Gino makes a point but I don’t agree with him. If you are trying to compete with online vendors and spending time cleaning and handling with extra care, you are losing money. If you are selling at a good price, take the time and give your customer a good product. I would never send anything out than a top notch looking product. Just because it’s a cheap material does not justify giving something that looks like crap.

That's an easy one. No one said you need to agree with me. Unless you ARE an online supplier, don't compete with online companies. Any of our cor-X products are wiped down in the process I described above. However, our customers are paying for the service we provide. We don't do truckloads, but we do our fair share of them. We print a lotta pvc and that basically gets the same treatment. If someone says, I can get XYZ for $$XX amount, I simply say, then go there. Usually you'll get, yeah but they put freight & handling on top and I'm not always sure what I'm gonna get...... yadda, yadda, yadda. Well, then you want service and quality and you need to forget about price.

Again, other than paper and a magic marker, cor-X is about the cheapest product any shop will sell. That's what I don't get ?? Why do so many people try to compete in an area which yields pennies ??

If you print 100 4x8's of cor-X vs doing a nice truck, you'll make about the same money, but you have so much monkey time and babysitting vs a nice truck. On our machine, 100 4x8's would take 2 long days. Our unit is old and therefore slow, but a nice truck job, might take a day.... maybe two, so which would you rather do ??
 

parrott

New Member
I am the complete opposite.
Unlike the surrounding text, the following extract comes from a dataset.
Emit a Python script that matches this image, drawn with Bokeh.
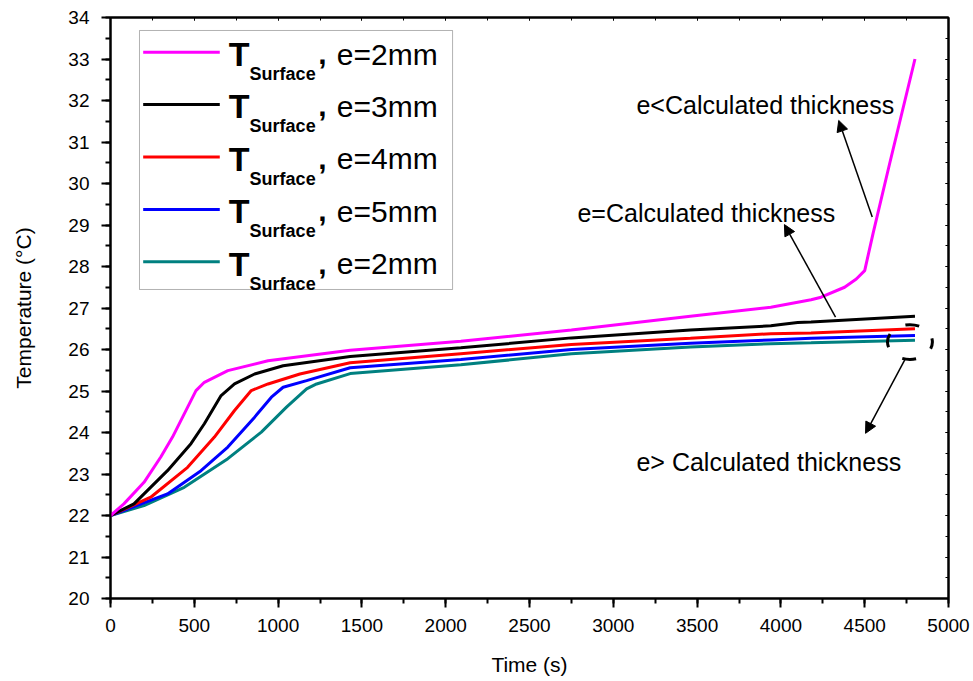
from bokeh.plotting import figure
from bokeh.models import (Range1d, LinearAxis, Label, Arrow, NormalHead, BoxAnnotation,
                          SingleIntervalTicker, ColumnDataSource, CustomLabelingPolicy)
from bokeh.embed import file_html
from bokeh.resources import INLINE

# ---------------- data ----------------
t_2mm = [0, 80, 200, 300, 370, 440, 510, 560, 700, 940, 1430, 2090, 2750, 3460,
         3940, 4180, 4240, 4380, 4450, 4500, 4550, 4650, 4800]
T_2mm = [22.0, 22.28, 22.80, 23.41, 23.89, 24.45, 25.01, 25.21, 25.49, 25.73, 25.98,
         26.20, 26.47, 26.80, 27.02, 27.20, 27.26, 27.50, 27.70, 27.90, 28.80, 30.50, 33.0]

t_3mm = [0, 140, 340, 480, 560, 660, 740, 860, 1030, 1430, 2090, 2750, 3460, 3940,
         4000, 4100, 4180, 4800]
T_3mm = [22.0, 22.28, 23.08, 23.73, 24.21, 24.89, 25.17, 25.41, 25.61, 25.83, 26.04,
         26.28, 26.47, 26.57, 26.60, 26.65, 26.66, 26.80]

t_4mm = [0, 240, 460, 620, 740, 840, 940, 1130, 1430, 2090, 2750, 3460, 3940, 4180, 4800]
T_4mm = [22.0, 22.44, 23.16, 23.89, 24.53, 25.01, 25.17, 25.41, 25.68, 25.90, 26.12,
         26.27, 26.38, 26.40, 26.50]

t_5mm = [0, 340, 540, 700, 860, 960, 1030, 1170, 1430, 2090, 2750, 3460, 3940, 4180, 4800]
T_5mm = [22.0, 22.52, 23.08, 23.65, 24.37, 24.85, 25.09, 25.25, 25.56, 25.76, 26.00,
         26.15, 26.23, 26.27, 26.34]

t_2mm_b = [0, 200, 440, 700, 900, 1050, 1170, 1230, 1430, 2090, 2750, 3460, 3940, 4180, 4800]
T_2mm_b = [22.0, 22.24, 22.68, 23.37, 24.01, 24.61, 25.05, 25.17, 25.42, 25.63, 25.90,
           26.06, 26.14, 26.16, 26.22]

legend_labels = ["e=2mm", "e=3mm", "e=4mm", "e=5mm", "e=2mm"]
colors = ["#FF00FF", "#000000", "#FF0000", "#0000FF", "#008080"]

x_ticks_interval = 500
y_ticks_interval = 1

# annotation geometry (data units)
ann_texts = ["e<Calculated thickness", "e=Calculated thickness", "e> Calculated thickness"]
ann_text_x = [3138, 2786, 3138]
ann_text_y = [31.88, 29.28, 23.28]
arr_x0 = [4545, 4326, 4743]
arr_y0 = [29.19, 26.78, 25.78]
arr_x1 = [4345, 4021, 4505]
arr_y1 = [31.52, 29.01, 23.98]
ell_x, ell_y, ell_w, ell_h = [4770], [26.18], [268], [0.84]

# legend geometry (data units)
leg_box = dict(left=173, right=2041, bottom=27.446, top=33.687)
leg_line_x0, leg_line_x1 = 195, 652
leg_line_y0 = 33.164
leg_T_x, leg_sub_x, leg_comma_x, leg_e_x = 706, 830, 1240, 1350
leg_base_y0, leg_sub_y0, leg_pitch = 33.12, 32.64, 1.2627

FONT = "Liberation Sans"

p = figure(width=970, height=678, x_range=Range1d(0, 5000), y_range=Range1d(20, 34),
           output_backend="svg", toolbar_location=None,
           min_border_left=110, min_border_right=22, min_border_top=17, min_border_bottom=80)
p.xgrid.visible = False
p.ygrid.visible = False
p.outline_line_color = "black"
p.outline_line_width = 2
p.background_fill_color = "white"

xa = p.xaxis[0]
xa.ticker = SingleIntervalTicker(interval=x_ticks_interval, num_minor_ticks=2)
ya = p.yaxis[0]
ya.ticker = SingleIntervalTicker(interval=y_ticks_interval, num_minor_ticks=2)
for ax, lab in ((xa, "Time (s)"), (ya, "Temperature (°C)")):
    ax.axis_label = lab
    ax.axis_label_text_font = FONT
    ax.axis_label_text_font_size = "21px"
    ax.axis_label_text_font_style = "normal"
    ax.axis_label_text_color = "black"
    ax.major_label_text_font = FONT
    ax.major_label_text_font_size = "19px"
    ax.major_label_text_color = "black"
    ax.axis_line_width = 2
    ax.major_tick_line_width = 2
    ax.minor_tick_line_width = 2
    ax.major_tick_in = 0
    ax.major_tick_out = 9
    ax.minor_tick_in = 0
    ax.minor_tick_out = 5
xa.major_label_standoff = 11
xa.axis_label_standoff = 18
ya.major_label_standoff = 12
ya.axis_label_standoff = 30

top = LinearAxis(ticker=SingleIntervalTicker(interval=x_ticks_interval, num_minor_ticks=2),
                 major_tick_in=3, major_tick_out=0, minor_tick_in=3, minor_tick_out=0,
                 major_label_policy=CustomLabelingPolicy(code="return new Set()"),
                 major_label_standoff=0,
                 axis_line_width=2, major_tick_line_width=1, minor_tick_line_width=1)
right = LinearAxis(ticker=SingleIntervalTicker(interval=y_ticks_interval, num_minor_ticks=2),
                   major_tick_in=3, major_tick_out=0, minor_tick_in=3, minor_tick_out=0,
                   major_label_policy=CustomLabelingPolicy(code="return new Set()"),
                   major_label_standoff=0,
                   axis_line_width=2, major_tick_line_width=1, minor_tick_line_width=1)
p.add_layout(top, "above")
p.add_layout(right, "right")

# legend frame
p.add_layout(BoxAnnotation(**leg_box, fill_color="white", fill_alpha=1,
                           line_color="black", line_width=1, level="underlay"))

series = [(t_2mm, T_2mm), (t_3mm, T_3mm), (t_4mm, T_4mm), (t_5mm, T_5mm), (t_2mm_b, T_2mm_b)]
for i in reversed(range(5)):
    t, T = series[i]
    src = ColumnDataSource(dict(t=t, T=T))
    p.line("t", "T", source=src, line_color=colors[i], line_width=3)

# legend samples
leg_y = [leg_line_y0 - leg_pitch * i for i in range(5)]
p.segment(x0=[leg_line_x0] * 5, x1=[leg_line_x1] * 5, y0=leg_y, y1=leg_y,
          line_color=colors, line_width=3)

for i, lab in enumerate(legend_labels):
    yb = leg_base_y0 - leg_pitch * i
    ys = leg_sub_y0 - leg_pitch * i
    p.add_layout(Label(x=leg_T_x, y=yb, text="T", text_font=FONT, text_font_size="34px",
                       text_font_style="bold", text_baseline="alphabetic", text_color="black"))
    p.add_layout(Label(x=leg_sub_x, y=ys, text="Surface", text_font=FONT, text_font_size="18px",
                       text_font_style="bold", text_baseline="alphabetic", text_color="black"))
    p.add_layout(Label(x=leg_comma_x, y=yb, text=",", text_font=FONT, text_font_size="30px",
                       text_font_style="bold", text_baseline="alphabetic", text_color="black"))
    p.add_layout(Label(x=leg_e_x, y=yb, text=lab, text_font=FONT, text_font_size="30px",
                       text_baseline="alphabetic", text_color="black"))

for tx, x, y in zip(ann_texts, ann_text_x, ann_text_y):
    p.add_layout(Label(x=x, y=y, text=tx, text_font=FONT, text_font_size="25px",
                       text_baseline="middle", text_color="black"))

for x0, y0, x1, y1 in zip(arr_x0, arr_y0, arr_x1, arr_y1):
    p.add_layout(Arrow(end=NormalHead(size=11, fill_color="black", line_color="black"),
                       x_start=x0, y_start=y0, x_end=x1, y_end=y1,
                       line_color="black", line_width=1.5))

p.ellipse(x=ell_x, y=ell_y, width=ell_w, height=ell_h, fill_color=None,
          line_color="black", line_width=3, line_dash="14 18", line_dash_offset=7)

open("out.html", "w").write(file_html(p, INLINE))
I would rather print corrugated all day long. Vehicle graphics is as down and dirty as corrugated. You have so many side hustlers doing it out of their garage, basement, etc. People designing, printing and installing at close to my material cost. Not to mention what it costs to replace a panel if you mess one up. Too much risk/time for not enough return.

100 sheets of corrugated would be printed, packed and shipped in 2 hours. Low margin but high volume.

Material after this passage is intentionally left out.